WHAT IS EXPECTED:
In the material below, list every line carrying the string "script".

DATA LINES:
-- BEGIN --

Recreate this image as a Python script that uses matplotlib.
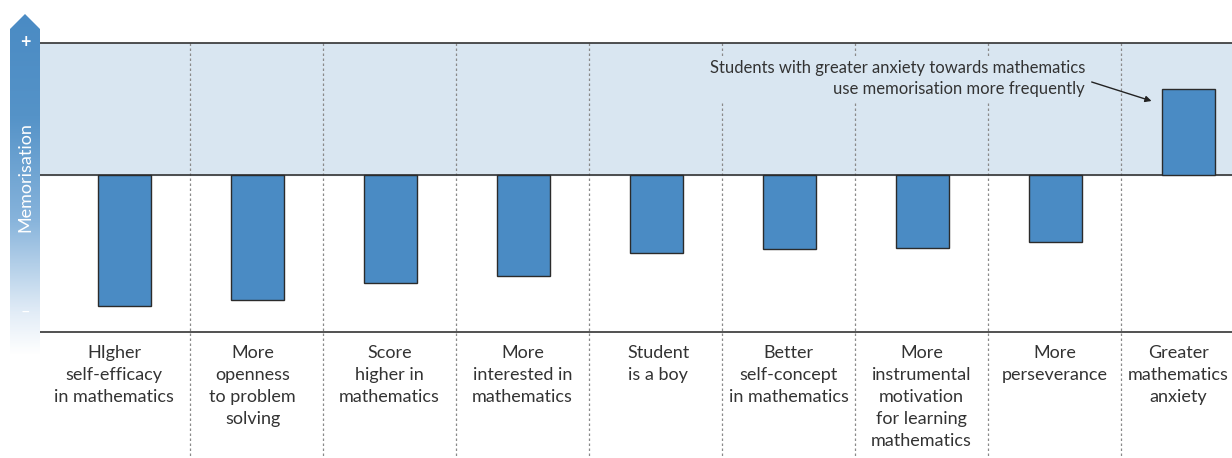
import numpy as np
import matplotlib
matplotlib.use("Agg")
import matplotlib.pyplot as plt
from matplotlib.patches import Polygon
from matplotlib.colors import LinearSegmentedColormap

plt.rcParams["font.family"] = ["Lato", "DejaVu Sans"]

# data: change in memorisation index (arbitrary units)
categories = [
    "HIgher\nself-efficacy\nin mathematics",
    "More\nopenness\nto problem\nsolving",
    "Score\nhigher in\nmathematics",
    "More\ninterested in\nmathematics",
    "Student\nis a boy",
    "Better\nself-concept\nin mathematics",
    "More\ninstrumental\nmotivation\nfor learning\nmathematics",
    "More\nperseverance",
    "Greater\nmathematics\nanxiety",
]
memorisation = [-1.31, -1.25, -1.08, -1.01, -0.78, -0.74, -0.73, -0.67, 0.86]

BAR = "#4a8bc4"
BAND = "#d9e6f1"
LINE = "#333333"
TEXT = "#333333"

W, H = 1232, 458
fig = plt.figure(figsize=(W / 100, H / 100), dpi=100)

# main axes: 1 data unit = 100 px vertically, 1 column = 133 px
ax = fig.add_axes([40 / W, 0, 1 - 40 / W, 1])
ax.set_xlim(-0.628, 8.335)
ax.set_ylim(-2.83, 1.75)
ax.axis("off")

top, bottom = 1.32, -1.57
ax.axhspan(0, top, color=BAND, zorder=0)
for y in (top, 0, bottom):
    ax.axhline(y, color=LINE, lw=1.2, zorder=3)

x = np.arange(len(categories))
for i in range(len(categories) - 1):
    ax.plot([i + 0.5, i + 0.5], [top, -2.83], color="#8a8a8a", lw=0.9,
            ls=(0, (2, 2)), zorder=1)

ax.bar(x + 0.01, memorisation, width=0.4, color=BAR, edgecolor="#2b2b2b",
       linewidth=1, zorder=4)

# small nudges so labels sit as in the original
nudge = [-0.07, -0.03, 0, 0, 0.02, 0, 0, 0, -0.07]
for xi, lab, dx in zip(x, categories, nudge):
    ax.text(xi + dx, -1.70, lab, ha="center", va="top",
            fontsize=13, color=TEXT, linespacing=1.47)

ax.text(7.23, 0.965,
        "Students with greater anxiety towards mathematics\nuse memorisation more frequently",
        ha="right", va="center", fontsize=12, color=TEXT, linespacing=1.42,
        zorder=5, bbox=dict(facecolor=BAND, edgecolor="none", pad=3))
ax.annotate("", xy=(7.73, 0.74), xytext=(7.28, 0.93),
            arrowprops=dict(arrowstyle="-|>", color="#222222", lw=1,
                            mutation_scale=9, shrinkA=0, shrinkB=0), zorder=5)

# left gradient arrow
ax2 = fig.add_axes([10 / W, 1 - 355 / H, 30 / W, (355 - 14) / H])
ax2.set_xlim(0, 1)
ax2.set_ylim(0, 1)
ax2.axis("off")
cmap = LinearSegmentedColormap.from_list(
    "memo", [(0, "#ffffff"), (0.12, "#e3edf7"), (0.4, "#86b3db"),
             (0.7, "#5593c8"), (1, "#4a8bc4")])
grad = np.linspace(0, 1, 256).reshape(-1, 1)
im = ax2.imshow(grad, cmap=cmap, origin="lower", extent=(0, 1, 0, 1),
                aspect="auto")
sh = (355 - 29) / (355 - 14)
shape = Polygon([(0, 0), (1, 0), (1, sh), (0.5, 1), (0, sh)],
                closed=True, transform=ax2.transData, facecolor="none",
                edgecolor="none")
ax2.add_patch(shape)
im.set_clip_path(shape)

fig.text(25 / W, 1 - 43 / H, "+", color="white", fontsize=13,
         fontweight="bold", ha="center", va="center")
fig.text(25 / W, 1 - 312 / H, "\u2013", color="white", fontsize=12,
         ha="center", va="center")
fig.text(25 / W, 1 - 177 / H, "Memorisation", color="white", fontsize=13,
         rotation=90, ha="center", va="center")

fig.savefig("out.png", dpi=100)
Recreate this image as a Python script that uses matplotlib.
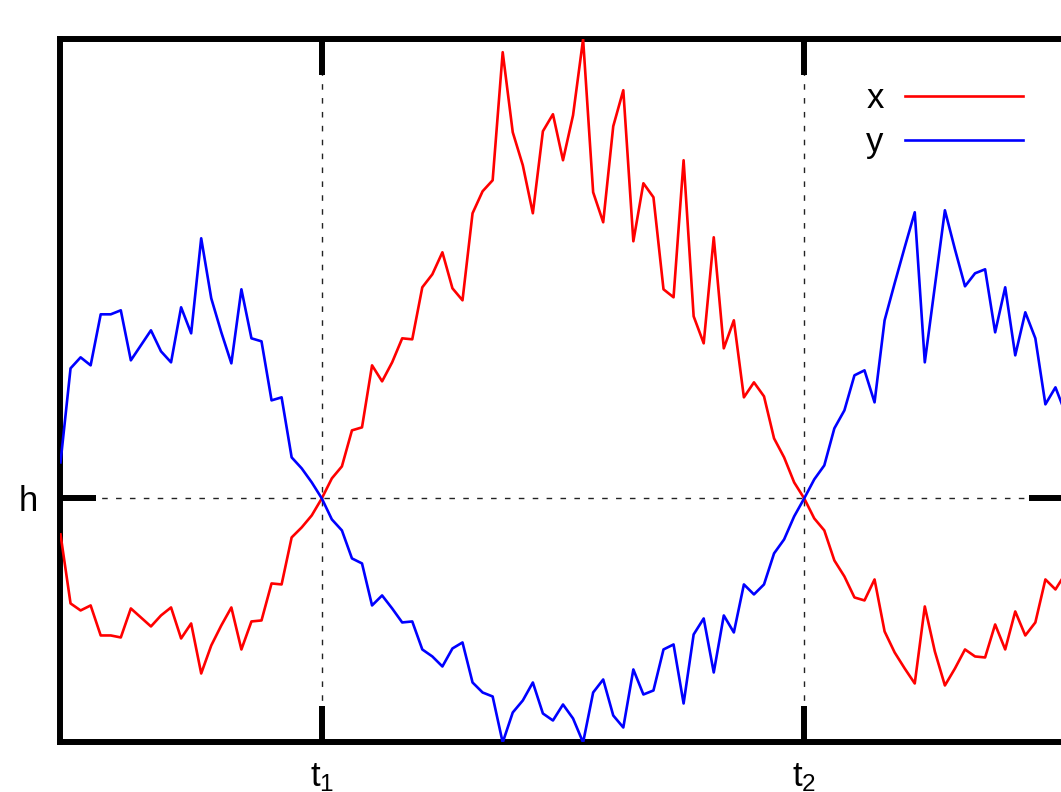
import numpy as np
import matplotlib
matplotlib.use('Agg')
import matplotlib.pyplot as plt

# Values, h = 0
x_vals = [-36, -105, -112, -107, -137, -137, -139, -110, -119, -128,
          -117, -109, -140, -125, -175, -147, -127, -109, -151, -123,
          -122, -85, -86, -39, -29, -17, 0, 20, 32, 68,
          71, 133, 117, 136, 160, 159, 211, 224, 246, 210,
          198, 285, 307, 318, 446, 366, 333, 285, 367, 384,
          338, 383, 459, 306, 276, 372, 408, 257, 315, 301,
          209, 201, 338, 182, 155, 261, 150, 178, 101, 116,
          102, 60, 41, 16, 0, -20, -32, -62, -78, -99,
          -102, -81, -133, -154, -170, -185, -108, -153, -187, -170,
          -151, -158, -159, -126, -151, -113, -137, -124, -81, -91,
          -75]
y_vals = [36, 130, 141, 133, 184, 184, 188, 138, 153, 168,
          147, 136, 191, 165, 260, 200, 166, 135, 209, 160,
          157, 98, 101, 41, 30, 16, 0, -21, -32, -60,
          -65, -107, -97, -110, -124, -123, -151, -158, -168, -150,
          -144, -184, -194, -198, -244, -214, -202, -184, -215, -222,
          -206, -220, -244, -194, -181, -217, -229, -171, -196, -192,
          -151, -146, -205, -136, -120, -174, -117, -134, -86, -96,
          -86, -55, -41, -18, 0, 19, 33, 70, 88, 123,
          128, 96, 178, 215, 251, 286, 136, 212, 288, 249,
          212, 225, 229, 166, 211, 143, 186, 160, 94, 111,
          85]
t_ticks = [26, 74]
t_labels = ['t$_1$', 't$_2$']
h_ticks = [0]
h_labels = ['h']

plt.rcParams['font.family'] = ['Liberation Sans', 'DejaVu Sans']
plt.rcParams['mathtext.fontset'] = 'custom'
plt.rcParams['mathtext.rm'] = 'Liberation Sans'
plt.rcParams['mathtext.it'] = 'Liberation Sans'

steps = np.arange(len(x_vals))

fig = plt.figure(figsize=(10.61, 7.92), dpi=100)
# axes runs a little past the right edge of the image, as in the reference
ax = fig.add_axes([0.05702, 0.06313, 0.94722, 0.88801])

ax.plot(steps, x_vals, color='#ff0000', lw=1.9, label='x', zorder=3)
ax.plot(steps, y_vals, color='#0000ff', lw=1.9, label='y', zorder=3)

ax.set_xlim(0, len(x_vals) - 1)
ax.set_ylim(-243.5, 459.5)

ax.set_xticks(t_ticks)
ax.set_xticklabels(t_labels)
ax.set_yticks(h_ticks)
ax.set_yticklabels(h_labels)
ax.tick_params(direction='in', length=26, width=4.3, top=True, right=True,
               labelsize=25, pad=14)
ax.tick_params(axis='y', pad=16)
ax.grid(True, color='#222222', lw=1.0, linestyle=(0, (4, 6)), zorder=1)
for s in ax.spines.values():
    s.set_linewidth(4.3)

ax.legend(loc='upper right', bbox_to_anchor=(1040 / 1061, (792 - 65) / 792),
          bbox_transform=fig.transFigure, frameon=False, markerfirst=False,
          handlelength=3.4, handletextpad=0.6, labelspacing=0.3,
          borderpad=0, fontsize=25)

fig.savefig('out.png', dpi=100)
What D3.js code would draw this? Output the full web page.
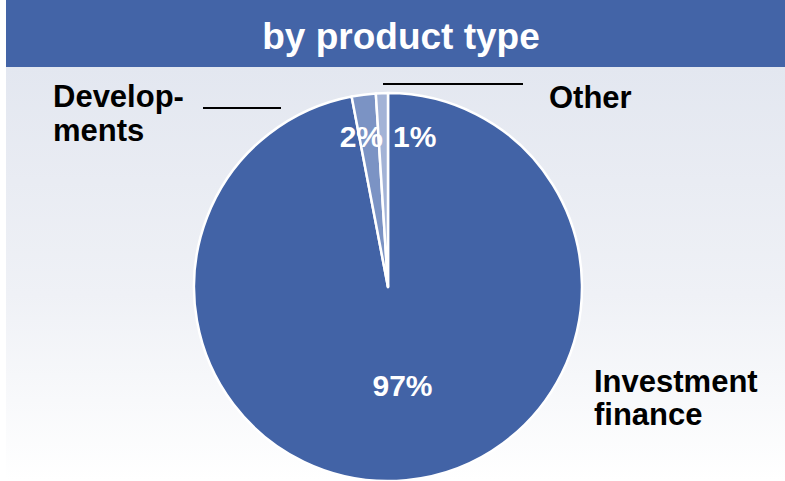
<!DOCTYPE html>
<html>
<head>
<meta charset="utf-8">
<script src="https://cdn.jsdelivr.net/npm/d3@7"></script>
<style>
  html, body { margin: 0; padding: 0; background: #ffffff; }
  svg { display: block; font-family: "Liberation Sans", Arial, sans-serif; }
</style>
</head>
<body>
<svg id="chart" width="785" height="481"></svg>
<script>
// Share of lending by product type (percent)
const categories = ["Investment finance", "Developments", "Other"];
const values = [97, 2, 1];
const labelLines = [["Investment", "finance"], ["Develop-", "ments"], ["Other"]];
const sliceColors = ["#4263a6", "#7b93c4", "#a3b3d6"];
const title = "by product type";

const W = 785, H = 481;
const svg = d3.select("#chart");

// Panel background: soft blue-grey fading to white
const defs = svg.append("defs");
const grad = defs.append("linearGradient")
  .attr("id", "bg").attr("x1", 0).attr("y1", 0).attr("x2", 0).attr("y2", 1);
grad.append("stop").attr("offset", "0%").attr("stop-color", "#e3e7f0");
grad.append("stop").attr("offset", "55%").attr("stop-color", "#eff1f6");
grad.append("stop").attr("offset", "100%").attr("stop-color", "#ffffff");

const panelX = 6;
const barH = 67;
svg.append("rect").attr("x", panelX).attr("y", barH)
  .attr("width", W - panelX).attr("height", H - barH).attr("fill", "url(#bg)");

// Title bar
svg.append("rect").attr("x", panelX).attr("y", 0)
  .attr("width", W - panelX).attr("height", barH).attr("fill", "#4364a7");
svg.append("text").attr("x", 401).attr("y", 49)
  .attr("text-anchor", "middle").attr("fill", "#ffffff")
  .attr("font-size", 37).attr("font-weight", "bold")
  .text(title);

// Pie
const cx = 388, cy = 287, r = 194;
const pie = d3.pie().sort(null).value(d => d)(values);
const arc = d3.arc().innerRadius(0).outerRadius(r);

const g = svg.append("g").attr("transform", `translate(${cx},${cy})`);
g.selectAll("path.slice").data(pie).join("path")
  .attr("class", "slice")
  .attr("d", arc)
  .attr("fill", (d, i) => sliceColors[i])
  .attr("stroke", "#ffffff")
  .attr("stroke-width", 2.5)
  .attr("stroke-linejoin", "round");

// Percentage labels inside the slices
const pct = d => d3.format(".0f")(d.data) + "%";
const pctG = g.append("g").attr("fill", "#ffffff")
  .attr("font-size", 30).attr("font-weight", "bold");

// Large slice: along its mid-angle, about half-way out
const big = pie[0];
const bigMid = (big.startAngle + big.endAngle) / 2;
pctG.append("text")
  .attr("x", Math.sin(bigMid) * r * 0.52 + 5)
  .attr("y", -Math.cos(bigMid) * r * 0.52 + 9)
  .attr("text-anchor", "middle")
  .text(pct(big));

// Thin slices: set either side of the 12 o'clock radius
const labY = -r * 0.722;
pctG.append("text")
  .attr("x", -5).attr("y", labY)
  .attr("text-anchor", "end")
  .text(pct(pie[1]));
pctG.append("text")
  .attr("x", 5).attr("y", labY)
  .attr("text-anchor", "start")
  .text(pct(pie[2]));

// Category labels and their leader lines
const catG = svg.append("g").attr("fill", "#000000")
  .attr("font-size", 31).attr("font-weight", "bold");

const catPos = [
  { x: 594, y: 392, lh: 33 },
  { x: 53, y: 107, lh: 34 },
  { x: 549, y: 108, lh: 34 }
];
categories.forEach((c, i) => {
  const t = catG.append("text").attr("x", catPos[i].x).attr("y", catPos[i].y);
  labelLines[i].forEach((ln, j) => {
    t.append("tspan").attr("x", catPos[i].x).attr("dy", j === 0 ? 0 : catPos[i].lh).text(ln);
  });
});

const leaders = [
  { x1: 203, x2: 281, y: 108 },
  { x1: 383, x2: 523, y: 84 }
];
svg.selectAll("line.leader").data(leaders).join("line")
  .attr("class", "leader")
  .attr("x1", d => d.x1).attr("x2", d => d.x2)
  .attr("y1", d => d.y).attr("y2", d => d.y)
  .attr("stroke", "#000000").attr("stroke-width", 2);
</script>
</body>
</html>
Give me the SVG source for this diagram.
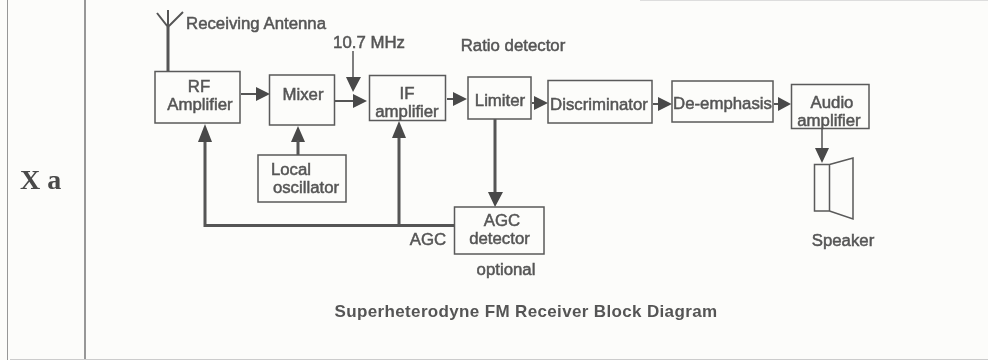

-- END --

SOLUTION TO THIS EXERCISE:
Recreate this image as a Python script that uses matplotlib.
Recreate this image as a Python script that uses matplotlib.
<script src="https://cdn.jsdelivr.net/npm/d3@7"></script>
<script>
</script>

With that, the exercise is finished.